After a lengthy public hearing and debate over whether to require updated studies, the Goshen Planning Board voted to reaffirm prior findings and adopt a conditional reapproval for the Amy's Kitchen site so the applicant can market the site to prospective buyers; opponents argued this amounts to an end-run around the town's code and urged a fresh review.

The Goshen Planning Board opened public comment and debated at length whether to reauthorize long‑expired approvals for the Amy's Kitchen site. Attorney John Capela told the board the company is marketing the property and sought renewal of prior major‑site approvals so prospective purchasers would see the approvals remain in force. Counsel said the application materials are unchanged from the earlier approval and framed the request as a reauthorization rather than a substantive change.

Several board members and residents pushed back.
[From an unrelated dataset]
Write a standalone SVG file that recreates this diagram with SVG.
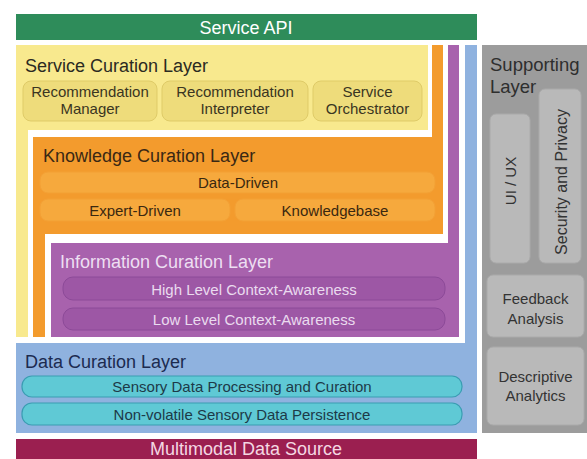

Board member Jeremy and resident Chris Haley argued the town code does not provide for simple extensions and asked whether reapproval would create precedent and remove community protections. As Jeremy put it during the hearing, "We're being asked for a concession in our process without consideration," and he urged careful analysis before granting any reauthorization. Multiple residents said Amy's has already abandoned the project and that marketing the site as "shovel ready" would be misleading.

Amy's counsel and other supporters noted the owner has invested significant infrastructure and that reauthorization would preserve a baseline of strict conditions for any successor applicant. Counsel said the redevelopment would remain bound to the prior findings and that any purchaser proposing a materially different use would have to return to the planning board for new review and additional studies.

Following public comment and board discussion, the board voted to close the public hearing, reaffirm the prior SEQRA findings, and adopt a resolution granting conditional approval with additional language clarifying that any successor applicant proposing changes must return to the board for review. The resolution was described as preserving the prior "high watermark" of mitigation measures while requiring successor applicants to demonstrate compliance or file new studies when their proposed operations differ materially from the approved project.